··· INFORMATION SHOWN ···

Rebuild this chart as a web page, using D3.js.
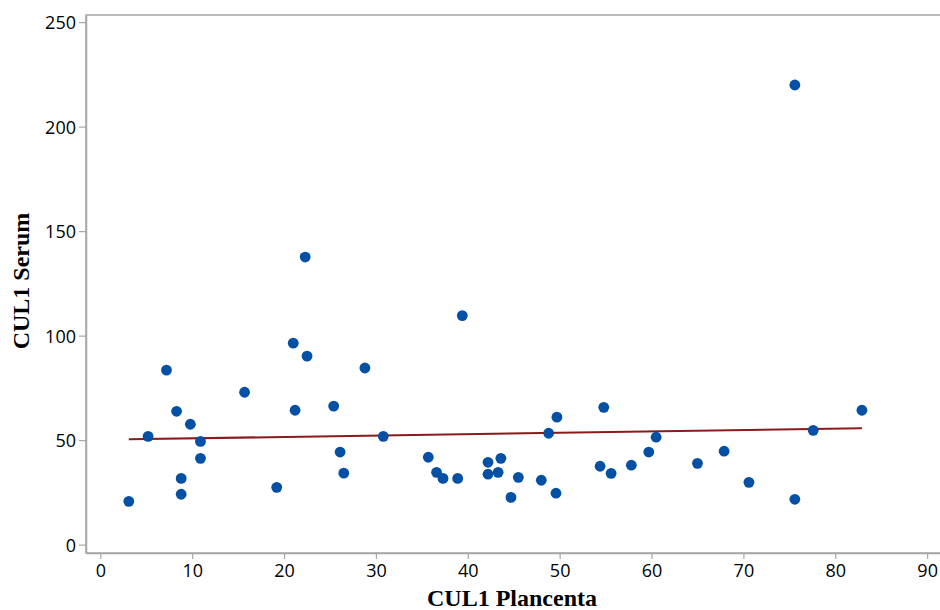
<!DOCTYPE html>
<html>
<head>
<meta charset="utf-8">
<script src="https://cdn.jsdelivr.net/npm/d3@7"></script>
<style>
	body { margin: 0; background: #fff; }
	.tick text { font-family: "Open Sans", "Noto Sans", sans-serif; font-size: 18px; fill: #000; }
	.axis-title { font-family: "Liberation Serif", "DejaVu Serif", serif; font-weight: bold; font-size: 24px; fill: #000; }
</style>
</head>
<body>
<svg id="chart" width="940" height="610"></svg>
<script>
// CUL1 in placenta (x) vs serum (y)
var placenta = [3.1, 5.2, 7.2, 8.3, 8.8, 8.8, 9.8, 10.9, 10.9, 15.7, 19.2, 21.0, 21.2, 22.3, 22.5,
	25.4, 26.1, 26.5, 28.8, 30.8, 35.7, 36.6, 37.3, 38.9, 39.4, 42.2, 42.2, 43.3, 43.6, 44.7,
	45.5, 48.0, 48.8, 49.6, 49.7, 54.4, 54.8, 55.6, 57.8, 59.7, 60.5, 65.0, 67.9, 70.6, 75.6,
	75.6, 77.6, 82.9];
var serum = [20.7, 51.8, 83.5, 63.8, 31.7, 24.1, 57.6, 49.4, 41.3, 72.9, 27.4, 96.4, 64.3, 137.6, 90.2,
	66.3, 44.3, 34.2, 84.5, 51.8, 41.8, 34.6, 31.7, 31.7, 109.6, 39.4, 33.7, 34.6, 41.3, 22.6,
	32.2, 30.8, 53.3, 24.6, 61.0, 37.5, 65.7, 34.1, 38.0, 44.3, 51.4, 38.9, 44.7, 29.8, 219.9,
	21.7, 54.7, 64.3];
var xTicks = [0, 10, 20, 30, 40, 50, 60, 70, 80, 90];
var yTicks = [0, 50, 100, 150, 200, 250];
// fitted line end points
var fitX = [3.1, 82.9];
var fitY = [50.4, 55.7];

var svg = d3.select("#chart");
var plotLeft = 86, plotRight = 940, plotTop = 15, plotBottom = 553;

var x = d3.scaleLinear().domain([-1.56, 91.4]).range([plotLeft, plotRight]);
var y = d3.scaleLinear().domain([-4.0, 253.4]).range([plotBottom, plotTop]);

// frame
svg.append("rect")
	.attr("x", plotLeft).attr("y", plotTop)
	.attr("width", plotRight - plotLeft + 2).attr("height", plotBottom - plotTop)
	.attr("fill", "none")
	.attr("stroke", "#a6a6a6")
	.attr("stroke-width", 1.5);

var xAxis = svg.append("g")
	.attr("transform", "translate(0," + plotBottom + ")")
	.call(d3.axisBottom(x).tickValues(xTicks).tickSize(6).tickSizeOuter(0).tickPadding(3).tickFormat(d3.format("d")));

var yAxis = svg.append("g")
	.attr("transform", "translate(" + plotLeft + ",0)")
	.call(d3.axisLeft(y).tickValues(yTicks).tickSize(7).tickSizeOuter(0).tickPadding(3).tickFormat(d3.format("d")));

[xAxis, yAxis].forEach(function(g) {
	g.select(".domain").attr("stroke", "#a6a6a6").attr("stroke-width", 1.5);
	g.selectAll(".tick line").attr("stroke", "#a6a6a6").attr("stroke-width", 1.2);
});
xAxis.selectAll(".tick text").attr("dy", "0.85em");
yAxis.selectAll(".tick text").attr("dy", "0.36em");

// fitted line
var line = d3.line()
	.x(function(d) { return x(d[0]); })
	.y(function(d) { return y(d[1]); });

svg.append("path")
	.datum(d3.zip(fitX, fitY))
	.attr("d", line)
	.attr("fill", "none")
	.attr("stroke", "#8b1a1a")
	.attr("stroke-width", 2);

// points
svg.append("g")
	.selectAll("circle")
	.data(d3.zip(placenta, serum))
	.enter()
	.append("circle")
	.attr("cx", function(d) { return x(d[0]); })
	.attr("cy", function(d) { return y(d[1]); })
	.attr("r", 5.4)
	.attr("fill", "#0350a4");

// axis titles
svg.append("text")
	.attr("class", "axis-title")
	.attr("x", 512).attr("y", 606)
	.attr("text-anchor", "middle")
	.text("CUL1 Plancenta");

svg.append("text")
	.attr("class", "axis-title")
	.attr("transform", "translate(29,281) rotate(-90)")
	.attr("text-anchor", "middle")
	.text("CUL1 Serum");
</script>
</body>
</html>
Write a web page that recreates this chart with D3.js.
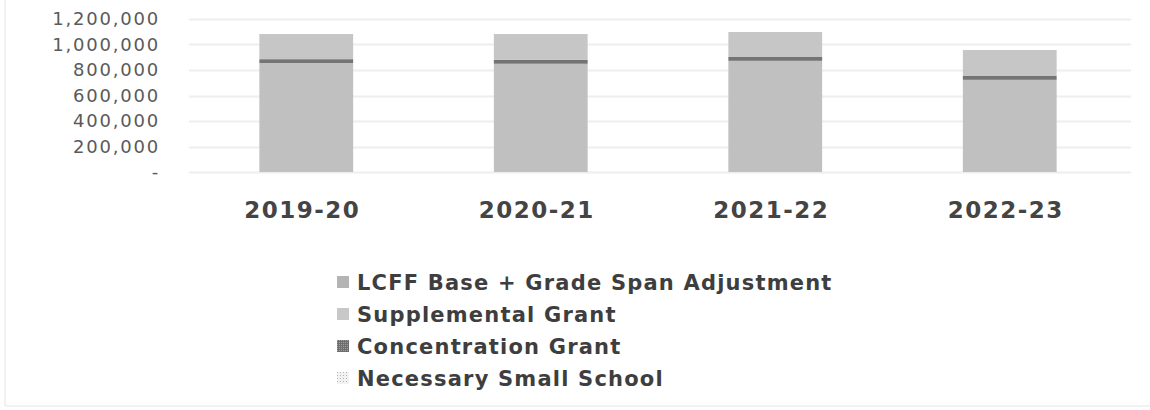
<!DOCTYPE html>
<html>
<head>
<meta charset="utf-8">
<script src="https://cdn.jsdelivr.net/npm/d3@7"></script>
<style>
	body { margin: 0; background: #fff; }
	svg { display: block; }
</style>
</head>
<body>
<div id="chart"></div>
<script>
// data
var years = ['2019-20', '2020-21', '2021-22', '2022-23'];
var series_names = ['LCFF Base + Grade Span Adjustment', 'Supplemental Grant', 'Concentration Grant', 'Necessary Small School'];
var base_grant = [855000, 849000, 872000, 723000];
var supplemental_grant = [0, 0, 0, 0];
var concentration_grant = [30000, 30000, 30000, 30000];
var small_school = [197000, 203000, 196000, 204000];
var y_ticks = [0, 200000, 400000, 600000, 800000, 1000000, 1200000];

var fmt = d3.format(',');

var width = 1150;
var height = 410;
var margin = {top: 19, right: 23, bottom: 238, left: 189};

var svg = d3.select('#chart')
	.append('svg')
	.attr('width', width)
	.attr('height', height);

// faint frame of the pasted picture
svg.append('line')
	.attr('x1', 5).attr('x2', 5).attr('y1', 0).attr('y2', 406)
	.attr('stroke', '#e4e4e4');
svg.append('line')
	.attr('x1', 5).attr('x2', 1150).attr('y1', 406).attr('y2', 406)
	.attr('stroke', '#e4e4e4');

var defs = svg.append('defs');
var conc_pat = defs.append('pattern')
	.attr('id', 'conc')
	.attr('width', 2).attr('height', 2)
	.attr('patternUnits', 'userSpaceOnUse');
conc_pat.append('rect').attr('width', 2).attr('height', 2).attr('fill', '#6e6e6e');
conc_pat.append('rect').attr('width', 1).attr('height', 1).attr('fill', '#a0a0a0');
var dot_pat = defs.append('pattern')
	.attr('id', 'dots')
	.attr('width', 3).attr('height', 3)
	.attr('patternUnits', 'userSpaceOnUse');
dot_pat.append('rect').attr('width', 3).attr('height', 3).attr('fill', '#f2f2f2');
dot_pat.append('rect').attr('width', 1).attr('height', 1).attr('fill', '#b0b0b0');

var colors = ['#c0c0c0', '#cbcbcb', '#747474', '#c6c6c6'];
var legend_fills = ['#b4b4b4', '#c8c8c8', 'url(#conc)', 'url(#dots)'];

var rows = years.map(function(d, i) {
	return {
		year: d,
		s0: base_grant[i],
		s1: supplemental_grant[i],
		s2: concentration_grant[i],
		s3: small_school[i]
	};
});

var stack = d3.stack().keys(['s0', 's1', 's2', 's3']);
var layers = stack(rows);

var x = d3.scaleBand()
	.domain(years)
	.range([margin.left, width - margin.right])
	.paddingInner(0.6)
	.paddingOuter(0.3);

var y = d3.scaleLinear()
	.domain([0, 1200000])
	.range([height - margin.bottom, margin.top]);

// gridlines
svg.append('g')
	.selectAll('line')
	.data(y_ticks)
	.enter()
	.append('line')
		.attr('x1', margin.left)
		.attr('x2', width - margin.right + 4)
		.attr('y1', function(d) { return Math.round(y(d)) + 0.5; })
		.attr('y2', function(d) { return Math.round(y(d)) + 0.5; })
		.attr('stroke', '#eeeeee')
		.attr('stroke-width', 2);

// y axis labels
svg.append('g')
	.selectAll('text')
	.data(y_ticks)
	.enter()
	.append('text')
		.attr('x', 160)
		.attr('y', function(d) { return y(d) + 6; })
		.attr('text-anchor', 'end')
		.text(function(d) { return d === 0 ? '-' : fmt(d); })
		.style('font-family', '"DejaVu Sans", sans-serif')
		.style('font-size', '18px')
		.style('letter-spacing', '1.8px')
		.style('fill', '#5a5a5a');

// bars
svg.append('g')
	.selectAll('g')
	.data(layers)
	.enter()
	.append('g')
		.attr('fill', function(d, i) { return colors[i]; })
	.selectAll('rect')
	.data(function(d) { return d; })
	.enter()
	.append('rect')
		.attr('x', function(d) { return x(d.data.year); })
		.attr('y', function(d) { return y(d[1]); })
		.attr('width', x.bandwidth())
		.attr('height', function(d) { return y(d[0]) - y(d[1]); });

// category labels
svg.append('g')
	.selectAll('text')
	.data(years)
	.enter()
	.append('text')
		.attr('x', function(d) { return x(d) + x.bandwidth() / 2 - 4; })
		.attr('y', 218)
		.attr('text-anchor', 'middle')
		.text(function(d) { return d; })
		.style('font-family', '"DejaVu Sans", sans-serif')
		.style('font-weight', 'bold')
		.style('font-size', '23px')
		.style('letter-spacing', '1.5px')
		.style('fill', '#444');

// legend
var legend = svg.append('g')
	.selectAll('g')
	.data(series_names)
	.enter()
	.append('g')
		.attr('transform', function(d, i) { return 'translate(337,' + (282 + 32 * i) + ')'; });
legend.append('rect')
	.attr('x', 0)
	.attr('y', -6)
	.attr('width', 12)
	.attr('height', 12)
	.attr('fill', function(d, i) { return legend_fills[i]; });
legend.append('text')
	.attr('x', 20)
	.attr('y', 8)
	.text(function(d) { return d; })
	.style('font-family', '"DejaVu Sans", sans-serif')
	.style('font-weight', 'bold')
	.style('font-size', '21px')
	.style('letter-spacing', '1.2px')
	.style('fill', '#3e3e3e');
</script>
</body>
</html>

···

## WORK INSTRUCTIONS
Your task is to restate word for word the lines from the top of the data to the line containing "var fitY = [50.4, 55.7];", both ends included, with every picture left out.

## FINISHED EXERCISE
Rebuild this chart as a web page, using D3.js.
<!DOCTYPE html>
<html>
<head>
<meta charset="utf-8">
<script src="https://cdn.jsdelivr.net/npm/d3@7"></script>
<style>
	body { margin: 0; background: #fff; }
	.tick text { font-family: "Open Sans", "Noto Sans", sans-serif; font-size: 18px; fill: #000; }
	.axis-title { font-family: "Liberation Serif", "DejaVu Serif", serif; font-weight: bold; font-size: 24px; fill: #000; }
</style>
</head>
<body>
<svg id="chart" width="940" height="610"></svg>
<script>
// CUL1 in placenta (x) vs serum (y)
var placenta = [3.1, 5.2, 7.2, 8.3, 8.8, 8.8, 9.8, 10.9, 10.9, 15.7, 19.2, 21.0, 21.2, 22.3, 22.5,
	25.4, 26.1, 26.5, 28.8, 30.8, 35.7, 36.6, 37.3, 38.9, 39.4, 42.2, 42.2, 43.3, 43.6, 44.7,
	45.5, 48.0, 48.8, 49.6, 49.7, 54.4, 54.8, 55.6, 57.8, 59.7, 60.5, 65.0, 67.9, 70.6, 75.6,
	75.6, 77.6, 82.9];
var serum = [20.7, 51.8, 83.5, 63.8, 31.7, 24.1, 57.6, 49.4, 41.3, 72.9, 27.4, 96.4, 64.3, 137.6, 90.2,
	66.3, 44.3, 34.2, 84.5, 51.8, 41.8, 34.6, 31.7, 31.7, 109.6, 39.4, 33.7, 34.6, 41.3, 22.6,
	32.2, 30.8, 53.3, 24.6, 61.0, 37.5, 65.7, 34.1, 38.0, 44.3, 51.4, 38.9, 44.7, 29.8, 219.9,
	21.7, 54.7, 64.3];
var xTicks = [0, 10, 20, 30, 40, 50, 60, 70, 80, 90];
var yTicks = [0, 50, 100, 150, 200, 250];
// fitted line end points
var fitX = [3.1, 82.9];
var fitY = [50.4, 55.7];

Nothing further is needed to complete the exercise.